TASK DETAILS :: Skip all pictures, then copy the lines from the start of the data through the line with "const densityRange = [0, 100];", keeping both ends.
--------------------------------------------------
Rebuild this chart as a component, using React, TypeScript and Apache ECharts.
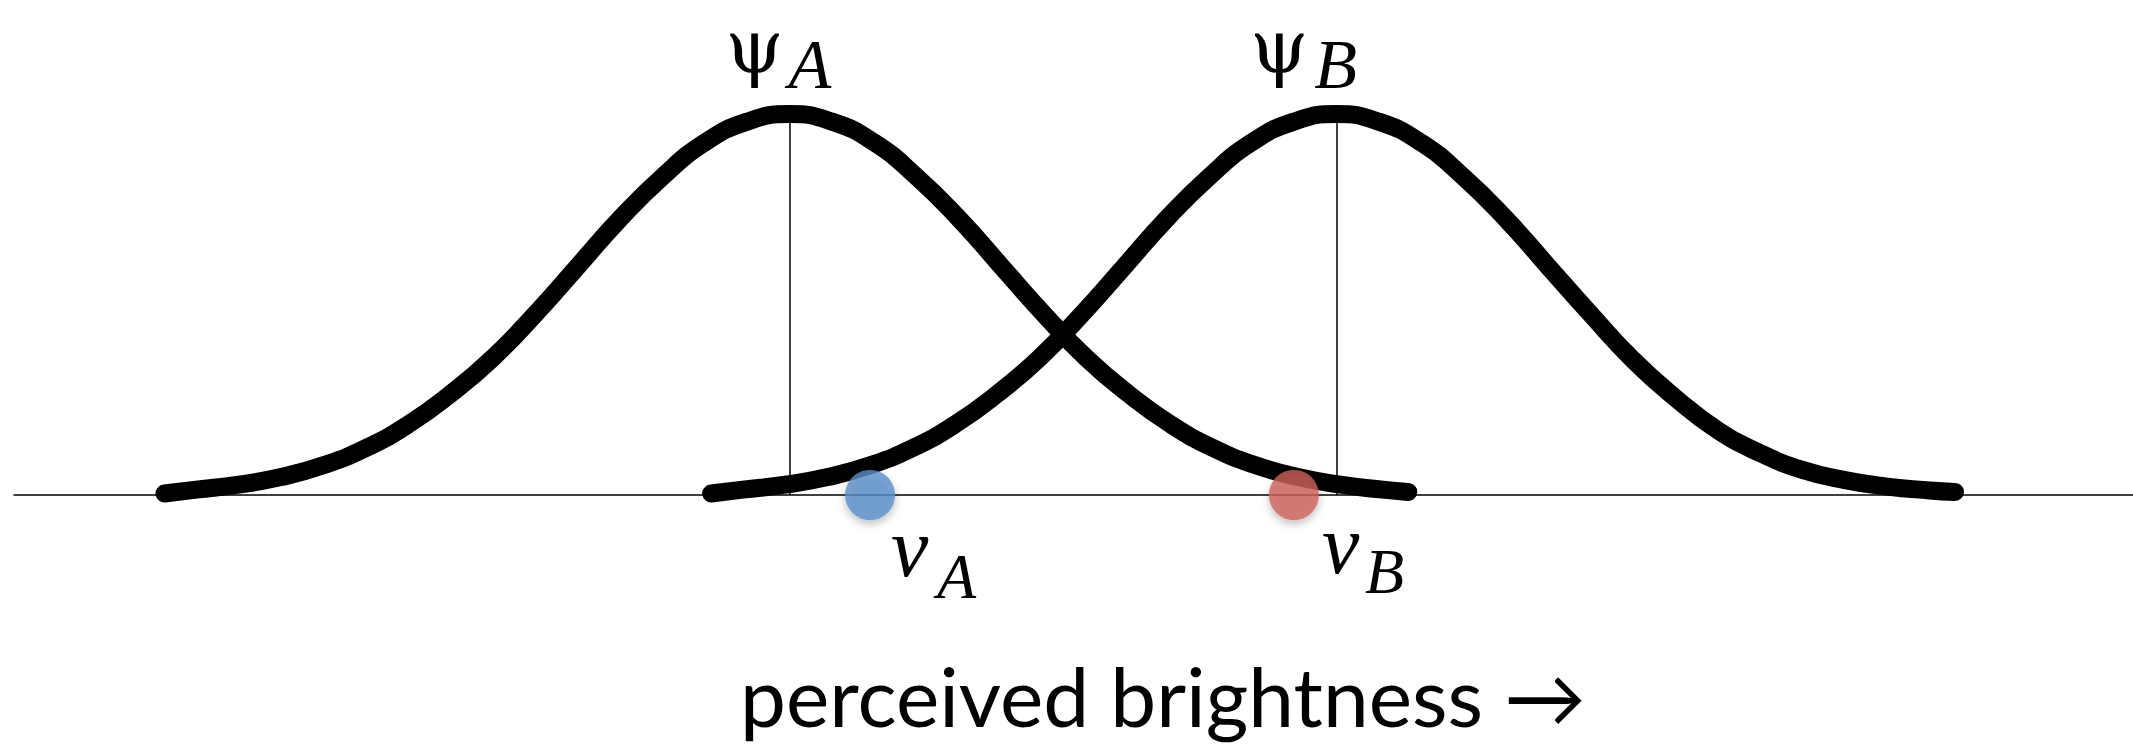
import React, { useEffect, useRef } from "react";
import * as echarts from "echarts";

// Perceived-brightness axis (arbitrary units) and relative density scale
const brightnessRange = [0, 100];
const densityRange = [0, 100];

// Internal (noisy) response distribution of stimulus A: [brightness, density]
const curveA: [number, number][] = [
  [7.1, 0.4], [8.6, 1.4], [10.6, 2.7], [12.6, 4.7], [14.6, 7.8], [16.6, 12.3],
  [18.6, 18.5], [20.6, 26.5], [22.6, 36.0], [24.6, 47.5], [26.6, 60.0], [28.6, 72.5],
  [30.6, 83.5], [32.6, 92.5], [34.6, 98.0], [36.6, 100], [38.6, 98.0], [40.6, 92.5],
  [42.6, 83.5], [44.6, 72.5], [46.6, 60.0], [48.6, 47.5], [50.6, 36.0], [52.6, 26.5],
  [54.6, 18.5], [56.6, 12.3], [58.6, 7.8], [60.6, 4.7], [62.6, 2.7], [64.6, 1.4],
  [65.8, 0.8],
];

// Internal response distribution of stimulus B
const curveB: [number, number][] = [
  [32.9, 0.4], [34.4, 1.4], [36.4, 2.7], [38.4, 4.7], [40.4, 7.8], [42.4, 12.3],
  [44.4, 18.5], [46.4, 26.5], [48.4, 36.0], [50.4, 47.5], [52.4, 60.0], [54.4, 72.5],
  [56.4, 83.5], [58.4, 92.5], [60.4, 98.0], [62.4, 100], [64.4, 98.0], [66.4, 92.5],
  [68.4, 83.5], [70.4, 72.5], [72.4, 60.0], [74.4, 47.5], [76.4, 35.5], [78.4, 25.5],
  [80.4, 17.0], [82.4, 11.0], [84.4, 6.6], [86.4, 3.9], [88.4, 2.2], [90.4, 1.2],
  [91.6, 0.8],
];

// Means (ψ) of the two distributions and the single sampled values (v)
const stimulusNames = ["A", "B"];
const meanValues = [36.6, 62.4];
const peakValues = [100, 100];
const sampleValues = [40.4, 60.4];

const axisTitle = "perceived brightness \u2192";

const SAMPLE_COLORS = ["#5B8FC8", "#CD635A"];
const SERIF = "'Liberation Serif', 'DejaVu Serif', serif";
const PSI_FONT = "'DejaVu Serif', 'Liberation Serif', serif";

export default function App() {
  const ref = useRef<HTMLDivElement>(null);

  useEffect(() => {
    const chart = echarts.init(ref.current!, null, { renderer: "svg" });

    const curveSeries = (name: string, data: [number, number][], i: number) => ({
      name,
      type: "line",
      data,
      smooth: 0.5,
      showSymbol: false,
      symbol: "none",
      clip: false,
      silent: true,
      z: 3,
      lineStyle: { color: "#000", width: 18, cap: "round", join: "round" },
      markLine: {
        silent: true,
        symbol: ["none", "none"],
        label: { show: false },
        lineStyle: { color: "#000", width: 1.5, type: "solid" },
        data: [[{ coord: [meanValues[i], 0] }, { coord: [meanValues[i], peakValues[i]] }]],
      },
    });

    chart.setOption({
      animation: false,
      backgroundColor: "#fff",
      grid: { left: 14, right: 0, top: 114, bottom: 249 },
      xAxis: {
        type: "value",
        min: brightnessRange[0],
        max: brightnessRange[1],
        axisLine: { show: true, onZero: false, lineStyle: { color: "#000", width: 1.5 } },
        axisTick: { show: false },
        axisLabel: { show: false },
        splitLine: { show: false },
      },
      yAxis: {
        type: "value",
        min: densityRange[0],
        max: densityRange[1],
        show: false,
        splitLine: { show: false },
      },
      series: [
        curveSeries("A", curveA, 0),
        curveSeries("B", curveB, 1),
        {
          name: "samples",
          type: "scatter",
          clip: false,
          silent: true,
          z: 5,
          symbolSize: 50,
          data: sampleValues.map((v, i) => ({
            value: [v, 0],
            itemStyle: {
              color: SAMPLE_COLORS[i],
              shadowBlur: 8,
              shadowOffsetY: 4,
              shadowColor: "rgba(0,0,0,0.3)",
            },
          })),
        },
      ],
    });

    // Symbol + subscript labels anchored to the peaks (ψ) and the samples (v)
    const psiOffsets = [
      { sym: [-64, -68], sub: [-1, -50] },
      { sym: [-86, -68], sub: [-22, -50] },
    ];
    const vOffsets = [
      { sym: [21, 52], sub: [67, 81] },
      { sym: [28, 49], sub: [71, 76] },
    ];

    const txt = (
      x: number,
      y: number,
      text: string,
      size: number,
      italic: boolean,
      family = SERIF
    ) => ({
      type: "text",
      x,
      y,
      silent: true,
      style: {
        text,
        fontSize: size,
        lineHeight: Math.round(size * 0.8),
        fontFamily: family,
        fontStyle: italic ? "italic" : "normal",
        fill: "#000",
        align: "left",
        verticalAlign: "middle",
      },
    });

    const graphics: any[] = [];
    stimulusNames.forEach((name, i) => {
      const peak = chart.convertToPixel({ gridIndex: 0 }, [meanValues[i], peakValues[i]]);
      const o = psiOffsets[i];
      graphics.push(txt(peak[0] + o.sym[0], peak[1] + o.sym[1], "\u03C8", 74, false, PSI_FONT));
      graphics.push(txt(peak[0] + o.sub[0], peak[1] + o.sub[1], name, 70, true));

      const s = chart.convertToPixel({ gridIndex: 0 }, [sampleValues[i], 0]);
      const v = vOffsets[i];
      graphics.push(txt(s[0] + v.sym[0], s[1] + v.sym[1], "v", 84, true));
      graphics.push(txt(s[0] + v.sub[0], s[1] + v.sub[1], name, 64, true));
    });

    graphics.push({
      type: "text",
      x: 1163,
      y: 695,
      silent: true,
      style: {
        text: axisTitle,
        fontSize: 82,
        lineHeight: 82,
        fontFamily: "Lato, 'Open Sans', sans-serif",
        fill: "#000",
        align: "center",
        verticalAlign: "middle",
      },
    });

    chart.setOption({ graphic: graphics });

    return () => chart.dispose();
  }, []);

  return (
    <div
      ref={ref}
      style={{ position: "absolute", left: 0, top: 0, width: 2133, height: 744, background: "#fff" }}
    />
  );
}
--------------------------------------------------
EXERCISE RESULT ::
Rebuild this chart as a component, using React, TypeScript and Apache ECharts.
import React, { useEffect, useRef } from "react";
import * as echarts from "echarts";

// Perceived-brightness axis (arbitrary units) and relative density scale
const brightnessRange = [0, 100];
const densityRange = [0, 100];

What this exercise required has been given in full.